» **Data supplied**:
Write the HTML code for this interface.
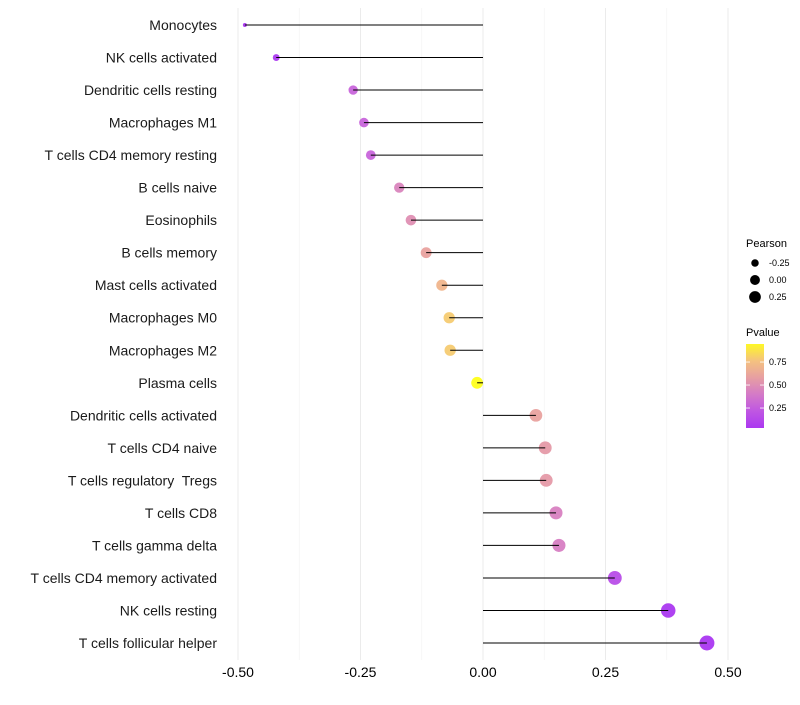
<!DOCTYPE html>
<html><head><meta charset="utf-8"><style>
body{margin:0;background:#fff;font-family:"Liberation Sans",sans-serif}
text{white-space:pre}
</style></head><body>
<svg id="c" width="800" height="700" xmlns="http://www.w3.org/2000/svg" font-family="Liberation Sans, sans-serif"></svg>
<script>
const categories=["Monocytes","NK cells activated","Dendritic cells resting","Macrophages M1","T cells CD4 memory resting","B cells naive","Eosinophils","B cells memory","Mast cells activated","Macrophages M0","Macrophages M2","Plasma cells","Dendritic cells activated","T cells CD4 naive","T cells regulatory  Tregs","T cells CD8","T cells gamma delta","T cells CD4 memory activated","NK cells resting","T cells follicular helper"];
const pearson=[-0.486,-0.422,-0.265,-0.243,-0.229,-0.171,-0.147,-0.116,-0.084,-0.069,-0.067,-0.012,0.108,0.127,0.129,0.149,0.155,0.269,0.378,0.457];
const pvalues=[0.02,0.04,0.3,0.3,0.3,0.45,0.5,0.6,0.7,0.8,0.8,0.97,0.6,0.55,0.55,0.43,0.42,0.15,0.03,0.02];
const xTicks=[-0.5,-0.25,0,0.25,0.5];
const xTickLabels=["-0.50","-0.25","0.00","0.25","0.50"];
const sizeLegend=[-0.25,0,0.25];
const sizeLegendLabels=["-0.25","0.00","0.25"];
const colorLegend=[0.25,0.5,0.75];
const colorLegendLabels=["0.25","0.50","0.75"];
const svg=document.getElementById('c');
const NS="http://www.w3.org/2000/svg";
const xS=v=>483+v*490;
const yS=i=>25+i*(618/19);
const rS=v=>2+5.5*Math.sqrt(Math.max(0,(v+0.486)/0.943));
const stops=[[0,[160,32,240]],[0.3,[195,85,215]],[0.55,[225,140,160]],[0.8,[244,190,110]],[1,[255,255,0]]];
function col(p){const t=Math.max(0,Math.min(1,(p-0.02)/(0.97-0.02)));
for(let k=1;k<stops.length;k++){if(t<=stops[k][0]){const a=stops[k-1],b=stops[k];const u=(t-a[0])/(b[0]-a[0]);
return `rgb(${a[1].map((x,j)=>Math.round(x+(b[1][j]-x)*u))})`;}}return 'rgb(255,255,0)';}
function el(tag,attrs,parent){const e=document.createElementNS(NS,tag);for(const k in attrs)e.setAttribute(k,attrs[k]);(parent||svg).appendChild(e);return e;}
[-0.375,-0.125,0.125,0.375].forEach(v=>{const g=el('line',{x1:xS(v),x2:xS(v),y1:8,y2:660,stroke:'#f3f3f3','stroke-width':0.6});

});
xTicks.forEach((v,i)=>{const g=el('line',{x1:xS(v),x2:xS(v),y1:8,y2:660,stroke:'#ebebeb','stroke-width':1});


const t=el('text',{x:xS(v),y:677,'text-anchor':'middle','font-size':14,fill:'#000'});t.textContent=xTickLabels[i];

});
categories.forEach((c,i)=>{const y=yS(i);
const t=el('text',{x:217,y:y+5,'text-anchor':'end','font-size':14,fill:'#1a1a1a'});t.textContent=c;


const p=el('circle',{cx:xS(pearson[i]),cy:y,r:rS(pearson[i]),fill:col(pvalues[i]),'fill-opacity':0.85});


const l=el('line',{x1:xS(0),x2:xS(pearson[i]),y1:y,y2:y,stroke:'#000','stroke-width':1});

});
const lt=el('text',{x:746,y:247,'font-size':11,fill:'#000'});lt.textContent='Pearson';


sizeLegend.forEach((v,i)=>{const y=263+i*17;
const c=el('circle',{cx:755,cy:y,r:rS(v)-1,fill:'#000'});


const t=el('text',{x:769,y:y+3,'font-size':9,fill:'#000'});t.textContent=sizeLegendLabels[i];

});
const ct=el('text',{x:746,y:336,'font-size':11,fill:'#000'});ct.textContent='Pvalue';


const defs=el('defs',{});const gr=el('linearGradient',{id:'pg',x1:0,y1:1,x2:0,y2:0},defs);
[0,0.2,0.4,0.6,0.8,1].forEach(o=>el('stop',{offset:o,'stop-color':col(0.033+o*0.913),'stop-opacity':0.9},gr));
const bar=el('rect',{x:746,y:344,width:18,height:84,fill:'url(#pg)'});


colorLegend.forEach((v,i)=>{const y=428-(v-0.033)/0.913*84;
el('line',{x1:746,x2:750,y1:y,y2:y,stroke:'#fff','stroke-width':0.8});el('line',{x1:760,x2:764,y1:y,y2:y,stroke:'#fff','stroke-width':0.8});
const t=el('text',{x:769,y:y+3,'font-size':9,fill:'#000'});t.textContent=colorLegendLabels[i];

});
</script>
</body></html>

---

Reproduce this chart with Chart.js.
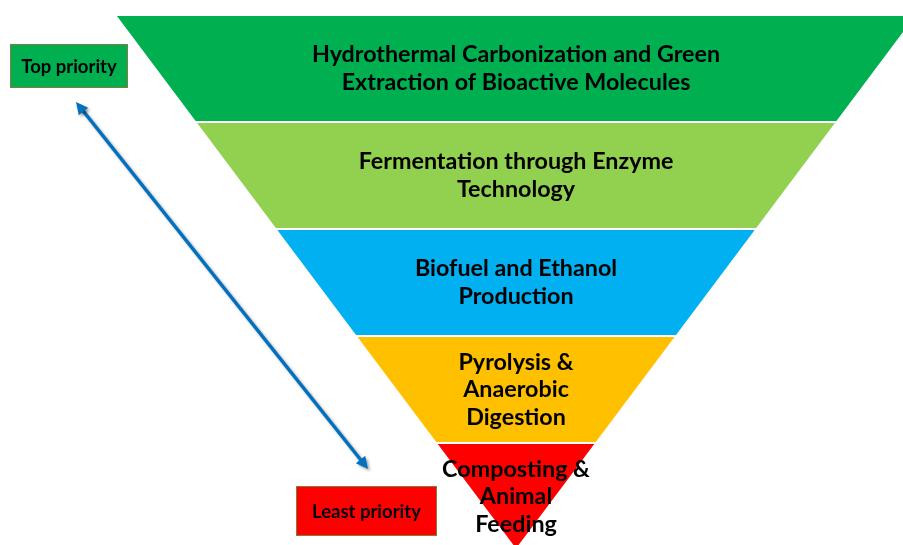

* * *

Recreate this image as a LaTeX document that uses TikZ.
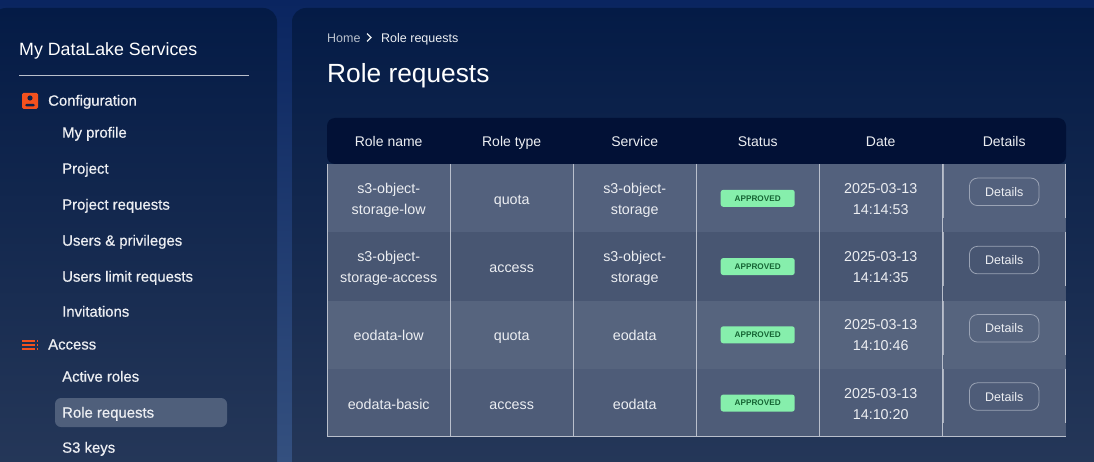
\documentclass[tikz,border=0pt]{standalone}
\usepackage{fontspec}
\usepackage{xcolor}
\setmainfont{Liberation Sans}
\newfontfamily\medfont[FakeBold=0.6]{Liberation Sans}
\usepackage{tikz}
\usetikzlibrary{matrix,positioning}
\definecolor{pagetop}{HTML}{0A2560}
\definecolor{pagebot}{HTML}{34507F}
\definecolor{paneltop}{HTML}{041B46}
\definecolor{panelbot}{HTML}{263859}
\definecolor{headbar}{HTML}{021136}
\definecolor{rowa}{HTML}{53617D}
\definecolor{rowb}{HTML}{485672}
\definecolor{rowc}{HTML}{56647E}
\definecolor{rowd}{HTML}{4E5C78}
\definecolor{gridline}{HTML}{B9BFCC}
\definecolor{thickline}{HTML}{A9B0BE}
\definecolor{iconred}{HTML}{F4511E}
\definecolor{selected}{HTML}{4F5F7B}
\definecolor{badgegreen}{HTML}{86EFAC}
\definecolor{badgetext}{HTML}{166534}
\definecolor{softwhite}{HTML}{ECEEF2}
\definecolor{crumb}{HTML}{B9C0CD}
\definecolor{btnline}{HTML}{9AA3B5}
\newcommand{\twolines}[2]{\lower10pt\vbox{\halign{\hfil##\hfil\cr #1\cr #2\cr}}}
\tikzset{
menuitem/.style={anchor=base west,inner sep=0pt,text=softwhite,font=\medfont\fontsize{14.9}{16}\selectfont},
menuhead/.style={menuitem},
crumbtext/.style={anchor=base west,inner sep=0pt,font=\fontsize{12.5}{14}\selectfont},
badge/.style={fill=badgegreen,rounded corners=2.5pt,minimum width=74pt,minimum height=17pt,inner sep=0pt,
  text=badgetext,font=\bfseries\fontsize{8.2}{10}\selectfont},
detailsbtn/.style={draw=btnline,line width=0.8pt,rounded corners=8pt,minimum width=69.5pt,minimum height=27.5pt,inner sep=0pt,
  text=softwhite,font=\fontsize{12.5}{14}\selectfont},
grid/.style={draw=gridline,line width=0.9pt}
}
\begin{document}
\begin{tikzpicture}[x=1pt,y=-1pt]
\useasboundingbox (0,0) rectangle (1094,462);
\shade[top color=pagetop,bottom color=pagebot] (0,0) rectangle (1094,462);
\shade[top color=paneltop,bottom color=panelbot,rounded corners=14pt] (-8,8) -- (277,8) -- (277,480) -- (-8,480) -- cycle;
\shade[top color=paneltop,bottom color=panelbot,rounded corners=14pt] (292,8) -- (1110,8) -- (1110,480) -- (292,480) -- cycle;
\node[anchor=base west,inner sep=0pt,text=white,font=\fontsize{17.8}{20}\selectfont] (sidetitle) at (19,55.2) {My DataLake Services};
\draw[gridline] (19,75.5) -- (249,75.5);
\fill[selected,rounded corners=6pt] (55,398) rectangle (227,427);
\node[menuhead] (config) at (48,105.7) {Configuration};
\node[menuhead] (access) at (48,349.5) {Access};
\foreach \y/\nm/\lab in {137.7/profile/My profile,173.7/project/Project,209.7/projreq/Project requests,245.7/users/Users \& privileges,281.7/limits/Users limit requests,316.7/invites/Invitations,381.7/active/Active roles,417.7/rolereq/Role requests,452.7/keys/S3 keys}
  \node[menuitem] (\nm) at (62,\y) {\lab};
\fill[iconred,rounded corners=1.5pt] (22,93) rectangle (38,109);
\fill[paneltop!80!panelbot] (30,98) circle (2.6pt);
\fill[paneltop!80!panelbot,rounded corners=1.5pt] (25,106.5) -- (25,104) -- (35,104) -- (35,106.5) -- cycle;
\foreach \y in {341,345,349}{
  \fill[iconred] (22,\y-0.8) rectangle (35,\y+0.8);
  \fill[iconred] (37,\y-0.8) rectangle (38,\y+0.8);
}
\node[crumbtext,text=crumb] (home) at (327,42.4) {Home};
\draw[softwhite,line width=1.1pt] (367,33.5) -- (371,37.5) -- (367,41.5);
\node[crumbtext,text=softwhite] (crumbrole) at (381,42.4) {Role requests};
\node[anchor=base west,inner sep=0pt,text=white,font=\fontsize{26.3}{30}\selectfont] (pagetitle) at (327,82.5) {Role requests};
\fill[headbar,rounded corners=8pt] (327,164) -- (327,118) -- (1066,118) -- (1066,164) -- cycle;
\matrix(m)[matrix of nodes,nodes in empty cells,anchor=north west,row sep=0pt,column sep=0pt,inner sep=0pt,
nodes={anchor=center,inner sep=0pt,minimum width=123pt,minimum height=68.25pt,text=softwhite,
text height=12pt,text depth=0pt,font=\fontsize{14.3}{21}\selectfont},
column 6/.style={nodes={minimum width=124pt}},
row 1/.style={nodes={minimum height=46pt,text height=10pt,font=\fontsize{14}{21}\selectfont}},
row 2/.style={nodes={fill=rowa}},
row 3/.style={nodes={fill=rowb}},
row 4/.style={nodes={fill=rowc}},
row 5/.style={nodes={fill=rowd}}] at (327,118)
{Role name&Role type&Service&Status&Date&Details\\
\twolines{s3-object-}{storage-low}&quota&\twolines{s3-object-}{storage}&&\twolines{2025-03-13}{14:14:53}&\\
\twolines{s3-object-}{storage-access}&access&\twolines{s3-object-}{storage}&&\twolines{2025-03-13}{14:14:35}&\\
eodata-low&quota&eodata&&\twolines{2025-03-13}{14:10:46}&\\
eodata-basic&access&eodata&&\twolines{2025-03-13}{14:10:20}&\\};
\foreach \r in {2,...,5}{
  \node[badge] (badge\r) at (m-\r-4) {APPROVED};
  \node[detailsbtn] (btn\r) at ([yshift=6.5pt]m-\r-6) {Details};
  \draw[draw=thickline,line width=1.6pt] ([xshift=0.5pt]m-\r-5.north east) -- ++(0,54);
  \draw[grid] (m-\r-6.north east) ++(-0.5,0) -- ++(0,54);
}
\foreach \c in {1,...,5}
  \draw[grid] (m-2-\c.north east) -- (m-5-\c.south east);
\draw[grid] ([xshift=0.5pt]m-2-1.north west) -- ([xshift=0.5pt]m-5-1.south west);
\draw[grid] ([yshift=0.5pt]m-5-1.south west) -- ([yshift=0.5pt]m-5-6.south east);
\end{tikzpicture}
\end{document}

» **Brief**: Return the number of lines that include the word "this", and nothing else.

» **Full response**: 3